The defendants filed a counterclaim on the grounds that the plaintiff used resources from the family to buy the suit land therefore he held it in trust for them. The defendants did not state the land reference Number that they purport to have been sold and they did not provide any documentary proof of the sale agreement, the identity of the purchaser, the date of sale and the purchase price of the land.
The defendants further did not prove that there was a trust or that the plaintiff held the land in trust for them and himself.

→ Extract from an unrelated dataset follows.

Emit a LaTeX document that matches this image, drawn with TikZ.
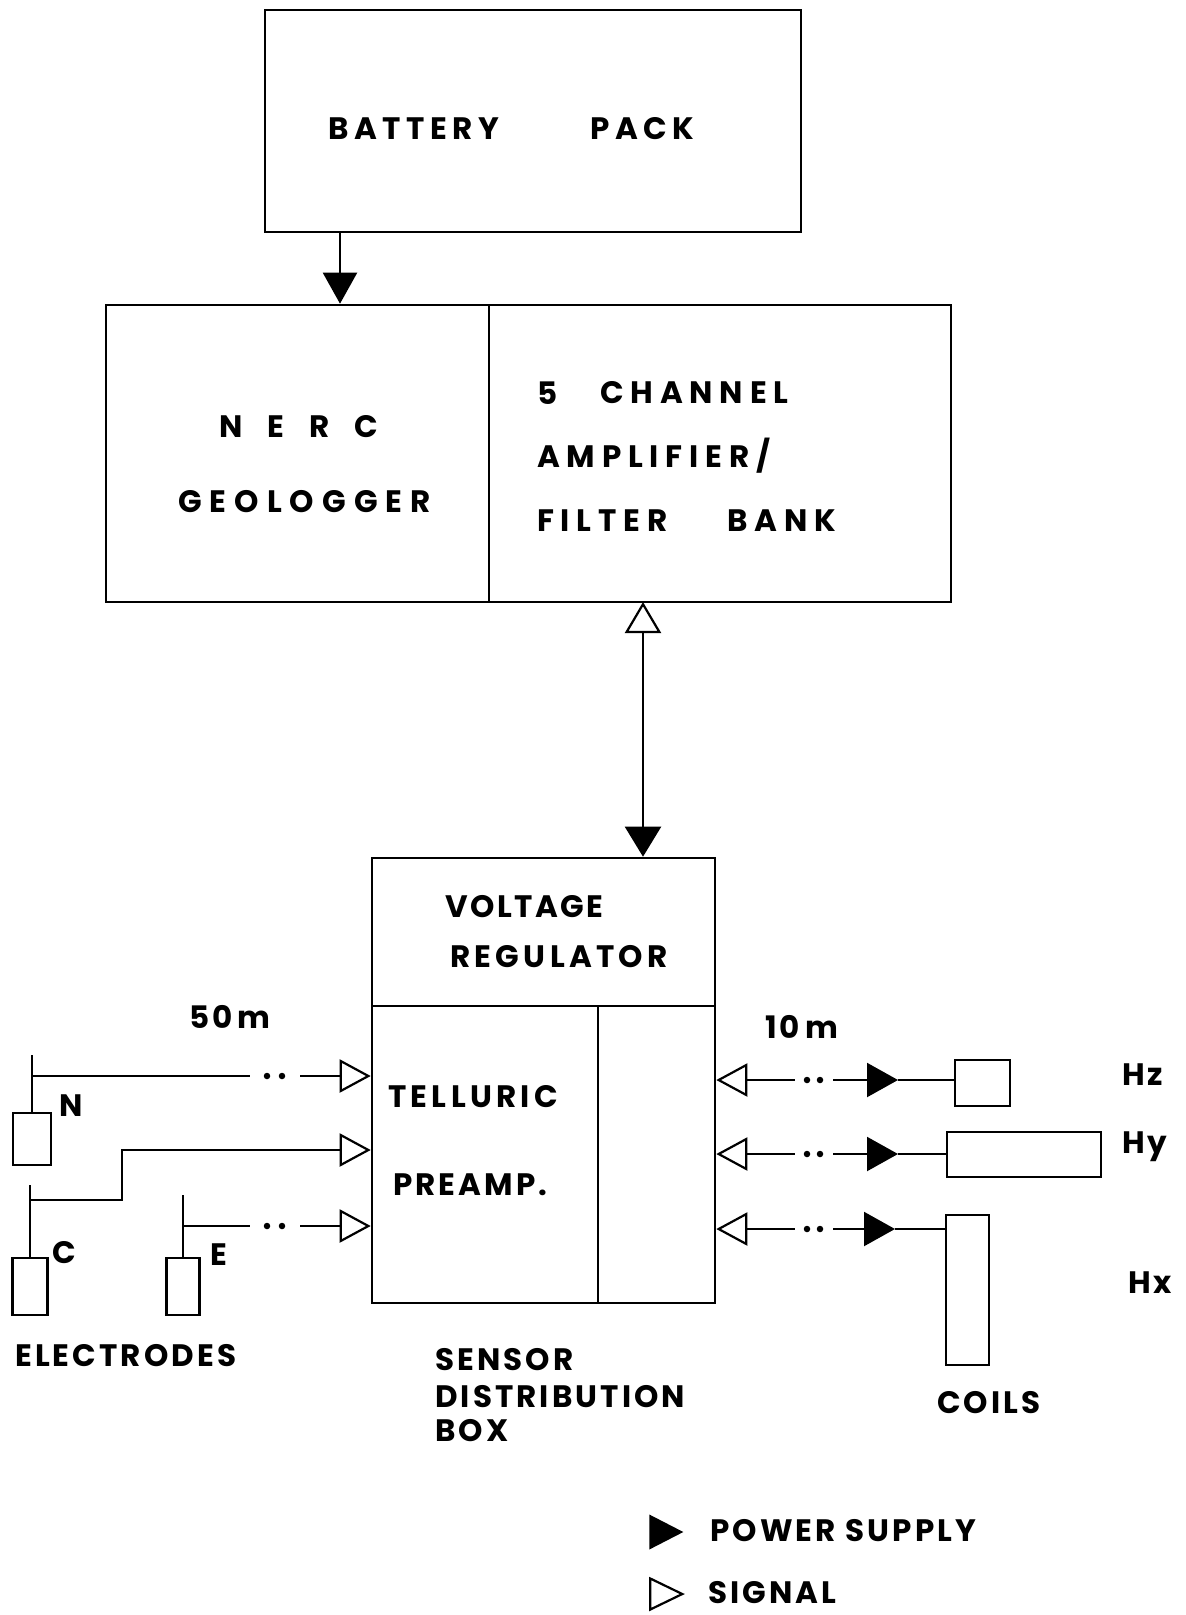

The plaintiff produced a title deed and a green card which did not indicate in the proprietorship section that the suit land was held by the plaintiff as a trustee on his behalf and on behalf of the defendants or that they held the land in common.
The defendants confirmed that the plaintiff has been occupying the suit land since 1962 and they did not explain why they have never taken their rightful shares if any since that time. This is an indicator that they do not have any share or proprietary interest in the suit land. I find that the defendants counterclaim is an afterthought and is therefore dismissed with costs. There is no evidence that they are entitled to the land as they had stated to the court that they had gotten their share of the ancestral land which belonged to their mother.
I have considered the pleadings, the evidence of the parties, the submission by Counsel and come to the conclusion that the plaintiff has proved his case against the defendants on a balance of probabilities and enter judgment in the following terms.
a) An order is hereby issued that Kabiyet Land Disputes Tribunal lacked jurisdiction to entertain and make the award of two acres to each of the defendants out of the suit property, and thus the said award made is null and void.
b) Permanent injunction is hereby issued restraining the defendants from interfering with the plaintiff’s ownership and possession of all that parcel of land known as NANDI CHEPTIL/194.
c) An order is hereby issued that the Tribunal’s decision and subsequent award adopted as the decree of the court in KAPSABET PRINCIPAL MAGISTRATES COURT LAND CASE NO. 11 OF 1998 is ultra vires.
d) Defendant to pay costs of the suit to the plaintiff.
Dated and delivered at Eldoret on this 7th day of August, 2019.
M.A. ODENY
JUDGE
JUDGMENT IS READ IN OPEN COURT in the presence of
Mr.Kipkirui holding brief for Mr.Momanyi for Defendant and Miss.khandambi holding brief for Mr.songok for Plaintiff.